Wednesday, September 5, 2012

The Price Is Not Right


In November of 1971, Marvel began distributing a brand new format for its books:


 


And before the dust even settled, the next month the plug was pulled.

While it's true that comic books these days are absurdly priced, believe it or not there used to be a time when a comics company would take the time to explain a price increase. That was the case in 1971 for Marvel, when it increased its book prices ten cents--from 15¢ to 25¢ (that takes you back, doesn't it?) to go along with an increased size format of 33+ pages. It was something of a shock to the buyer, given the swiftness of the move. But Marvel made an effort to soften the blow:
"...[W]e thought we'd use this additional space to drop a personal line to each and every one of you faithful ones who have loyally supported Marvel over these past few frantic years, and to explain more fully just why the change was made.

"At first, we intended to go into a long spiel about how everything you buy costs more in this inflation-ridden world of ours--about the rise in the price of movies, magazines, almost all modes and media of entertainment.
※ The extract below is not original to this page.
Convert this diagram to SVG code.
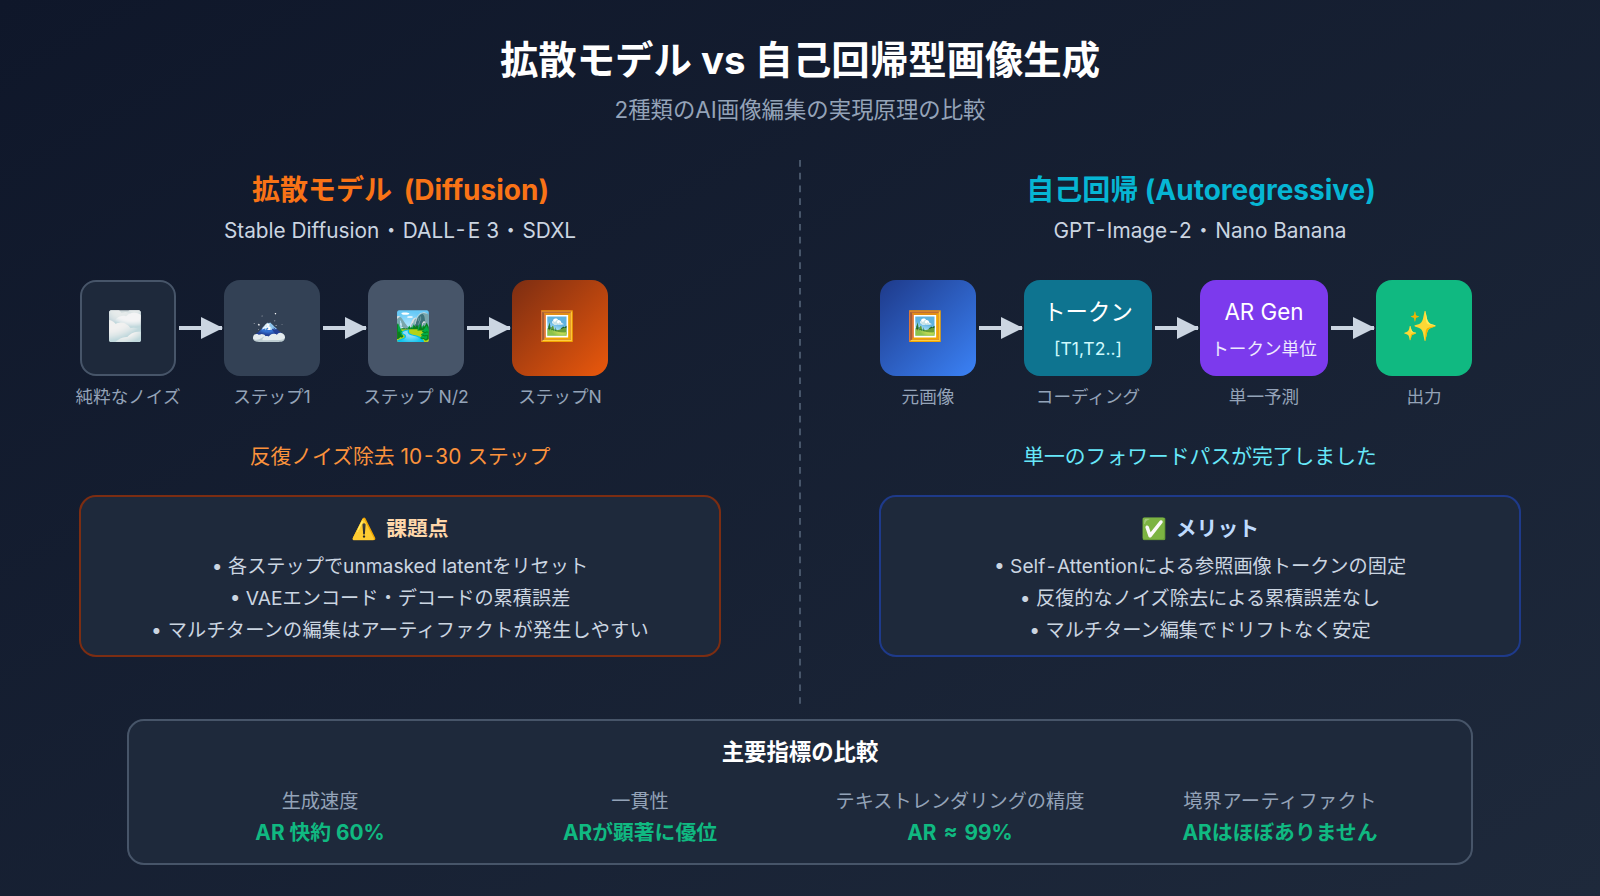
<svg xmlns="http://www.w3.org/2000/svg" width="1600" height="896" viewBox="0 0 1600 896">
<defs>
<linearGradient id="bg" x1="0" y1="0" x2="1" y2="1"><stop offset="0" stop-color="#0f172a"/><stop offset="1" stop-color="#1e293b"/></linearGradient>
<linearGradient id="orange" x1="0" y1="0" x2="1" y2="1"><stop offset="0" stop-color="#7c2d12"/><stop offset="1" stop-color="#ea580c"/></linearGradient>
<linearGradient id="blue" x1="0" y1="0" x2="1" y2="1"><stop offset="0" stop-color="#1e3a8a"/><stop offset="1" stop-color="#3b82f6"/></linearGradient>
<marker id="arrow" markerUnits="userSpaceOnUse" markerWidth="22" markerHeight="22" refX="21" refY="11" orient="auto"><path d="M0 0L22 11L0 22Z" fill="#cbd5e1"/></marker>
</defs>
<style>
text{font-family:"Inter","Noto Sans CJK JP","Noto Color Emoji",sans-serif;text-anchor:middle}
.b{font-weight:700}
.lab{font-size:17.6px;fill:#94a3b8}
.line{font-size:19.2px;fill:#cbd5e1}
.ml{font-size:19.2px;fill:#94a3b8}
.mv{font-size:20.8px;fill:#10b981;font-weight:700}
.em{font-size:28.8px}
.sub{font-size:20.8px;fill:#cbd5e1}
.big{font-size:22.4px;fill:#fff}
.conn{stroke:#cbd5e1;stroke-width:4;fill:none;marker-end:url(#arrow)}
</style>
<rect width="1600" height="896" fill="url(#bg)"/>
<text class="b" x="800" y="74" font-size="38.4" fill="#fff">拡散モデル vs 自己回帰型画像生成</text>
<text x="800" y="118" font-size="22.4" fill="#94a3b8">2種類のAI画像編集の実現原理の比較</text>
<line x1="800" y1="160" x2="800" y2="704" stroke="#475569" stroke-width="2" stroke-dasharray="6.67 6.12"/>
<text class="b" x="400.5" y="200" font-size="28" fill="#f97316" word-spacing="5">拡散モデル (Diffusion)</text>
<text class="sub" x="400" y="237.5">Stable Diffusion<tspan word-spacing="-4.5"> ・ </tspan>DALL<tspan dx="2.5">-</tspan><tspan dx="2.5">E</tspan> 3<tspan word-spacing="-4.5"> ・ </tspan>SDXL</text>
<text class="b" x="1201" y="200" font-size="28" fill="#06b6d4">自己回帰 (Autoregressive)</text>
<text class="sub" x="1200" y="237.5">GPT<tspan dx="1.5">-</tspan><tspan dx="1.5">I</tspan>mage<tspan dx="1.5">-</tspan><tspan dx="1.5">2</tspan><tspan word-spacing="-4.5"> ・ </tspan>Nano Banana</text>
<g id="connectors">
<path class="conn" d="M179 328H222"/><path class="conn" d="M323 328H366"/><path class="conn" d="M467 328H510"/>
<path class="conn" d="M979 328H1022"/><path class="conn" d="M1155 328H1198"/><path class="conn" d="M1331 328H1374"/>
</g>
<g id="n-noise"><rect x="81" y="281" width="94" height="94" rx="15" fill="#1e293b" stroke="#475569" stroke-width="2"/><text class="em" x="125" y="336">🌫️</text><text class="lab" x="128" y="403">純粋なノイズ</text></g>
<g id="n-step1"><rect x="224" y="280" width="96" height="96" rx="16" fill="#334155"/><text class="em" x="269" y="336">🗻</text><text class="lab" x="272" y="403">ステップ1</text></g>
<g id="n-stepmid"><rect x="368" y="280" width="96" height="96" rx="16" fill="#475569"/><text class="em" x="413" y="336">🏞️</text><text class="lab" x="416" y="403">ステップ N/2</text></g>
<g id="n-stepn"><rect x="512" y="280" width="96" height="96" rx="16" fill="url(#orange)"/><text class="em" x="557" y="336">🖼️</text><text class="lab" x="560" y="403">ステップN</text></g>
<g id="n-src"><rect x="880" y="280" width="96" height="96" rx="16" fill="url(#blue)"/><text class="em" x="925" y="336">🖼️</text><text class="lab" x="928" y="403">元画像</text></g>
<g id="n-token"><rect x="1024" y="280" width="128" height="96" rx="16" fill="#0e7490"/><text class="big" x="1088" y="320">トークン</text><text x="1088" y="355" font-size="17.6" fill="#cffafe">[T1,T2..]</text><text class="lab" x="1088" y="403">コーディング</text></g>
<g id="n-ar"><rect x="1200" y="280" width="128" height="96" rx="16" fill="#7c3aed"/><text class="big" x="1264" y="320">AR Gen</text><text x="1264" y="355" font-size="17.6" fill="#ede9fe">トークン単位</text><text class="lab" x="1264" y="403">単一予測</text></g>
<g id="n-out"><rect x="1376" y="280" width="96" height="96" rx="16" fill="#10b981"/><text class="em" x="1420" y="336">✨</text><text class="lab" x="1424" y="403">出力</text></g>
<text x="400" y="463.5" font-size="20.8" fill="#fb923c">反復ノイズ除去 10<tspan dx="2">-</tspan><tspan dx="2">3</tspan>0 ステップ</text>
<text x="1200" y="463.5" font-size="20.8" fill="#67e8f9">単一のフォワードパスが完了しました</text>
<g id="box-issues"><rect x="80" y="496" width="640" height="160" rx="16" fill="#1e293b" stroke="#7c2d12" stroke-width="2"/>
<text class="b" x="400" y="536" font-size="20.8" fill="#fed7aa" word-spacing="4">⚠️ 課題点</text>
<text class="line" x="400" y="573">• 各ステップでunmasked latentをリセット</text>
<text class="line" x="400" y="605">• VAEエンコード・デコードの累積誤差</text>
<text class="line" x="400" y="637" letter-spacing=".2">• マルチターンの編集はアーティファクトが発生しやすい</text></g>
<g id="box-merits"><rect x="880" y="496" width="640" height="160" rx="16" fill="#1e293b" stroke="#1e3a8a" stroke-width="2"/>
<text class="b" x="1200" y="536" font-size="20.8" fill="#bfdbfe" word-spacing="4">✅ メリット</text>
<text class="line" x="1200" y="573">• Self<tspan dx="2">-</tspan><tspan dx="2">A</tspan>ttentionによる参照画像トークンの固定</text>
<text class="line" x="1200" y="605">• 反復的なノイズ除去による累積誤差なし</text>
<text class="line" x="1200" y="637">• マルチターン編集でドリフトなく安定</text></g>
<g id="metrics"><rect x="128" y="720" width="1344" height="144" rx="16" fill="#1e293b" stroke="#475569" stroke-width="2"/>
<text class="b" x="800" y="760" font-size="22.4" fill="#fff">主要指標の比較</text>
<text class="ml" x="320" y="808">生成速度</text><text class="mv" x="320" y="840">AR 快約 60%</text>
<text class="ml" x="640" y="808">一貫性</text><text class="mv" x="640" y="840">ARが顕著に優位</text>
<text class="ml" x="960" y="808">テキストレンダリングの精度</text><text class="mv" x="960" y="840" word-spacing="2">AR ≈ 99%</text>
<text class="ml" x="1280" y="808" letter-spacing=".4">境界アーティファクト</text><text class="mv" x="1280" y="840">ARはほぼありません</text></g>
</svg>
And we figured we'd probably talk a bit about ever-spiraling printing costs, about increased payments to the writers and artists in this whacky business of ours--in short, about how the 15¢ comic book, after only a couple of years of life, is (to put it plainly) just no longer a feasible item.

"But who are we kidding? If you own a radio or a TV set, or even if you just drop by the corner grocery, you already know most of that--and we give you credit for brain enough to guess the rest.

"Besides, it just occurred to us that we're not simply raising the price of what you're getting--but we're giving you another full 15 pages of art and story, or virtually a second mag inside the same color-splashed covers, for that extra dime--and it doesn't take an Einstein (or even New Math) to figure that, with this price and size change, Marvel Comics are now a bigger bargain than ever! And we intend to keep 'em that way!

"So why did we bother with this letter at all? Just consider it our way of welcoming you aboard--and assuring you that, whatever wonders have gone before, the best is yet to come!"
I've added emphasis to some of that text because this "explanation" doesn't quite cover all the bases. For one thing, at this point in time Marvel had a relatively small stable of writers and artists who now had an increased monthly workload--and though this notice gives the appearance of having worked out all the kinks in this move to a newer format, the execution of this plan apparently didn't go smoothly. Notice how they leave out the word "new" when they say readers will be getting an extra 15 pages of art and story? Two of Marvel's titles, Iron Man and Daredevil, were scheduled to merge into one title the following month--while these and other books would supplement (or, put more directly, "pad") their content with reprint material.

As far as "we intend to keep 'em that way" goes, let's just say "the best laid plans..." To give the appearance that this new format was exploding onto the comics world (i.e., to get readers excited about it rather than disappointed), Marvel celebrated a "birthday" of sorts--"ten years to the month since the first immortal issue of Fantastic Four ushered in the Marvel Age of Madcap Madness." Yet even with all the pomp that Marvel could bring to bear, it quickly found that buyers were no more enthusiastic on shelling out the extra change for these books than they were when Marvel tried the same thing with the Silver Surfer title three years earlier. Nor, apparently, was Marvel's limited staff of artists able to increase their workload and still make their deadlines. So the very next month, the company dialed back its bold move dramatically--bringing their books back to around 20 pages of content each, and reducing the price from 25¢ to 20¢. All without a word of explanation, until the following month:
"At the last minute we discovered that, for economic reasons far too complicated to go into (unless you're the type who gets his jollies browsing thru the Dow Jones averages), our own purposes--and therefore yours, in the long run--would be much better served by a regular-sized mag, priced at 20¢. After a long, drawn-out period of careful deliberation, we then proceeded to make this sudden shift in size and price virtually overnight--so swiftly, in fact, that last month's issues were able to make no mention whatever of the change, while most of our extra-length stories had to be cut in two and completed this time around. ... Well, that's about all the explanation we can offer without getting bogged down in business details which would probably bore you as much as they do us."
So basically readers were told what happened (as if we couldn't see the price and format shift for ourselves)--we just weren't really told why it happened. But I think it can safely be boiled down to this: Marvel wouldn't be able to handle the workload, and readers wouldn't be able to sustain the price increase. That is, assuming that the 20¢ price wasn't Marvel's intention all along. The mad shift in story and book formats which took place in this time span would seem to give no credence to such a conspiracy theory--it would be a huge expenditure in both time and money, when a cheaper way to go would be to just make the 20¢ change and be done with it. But what do I know.

Anyway, that's the story of the 1971 price increase that rocked the comics world, if briefly:


Bet you wouldn't mind seeing even a 25¢ price again, would you?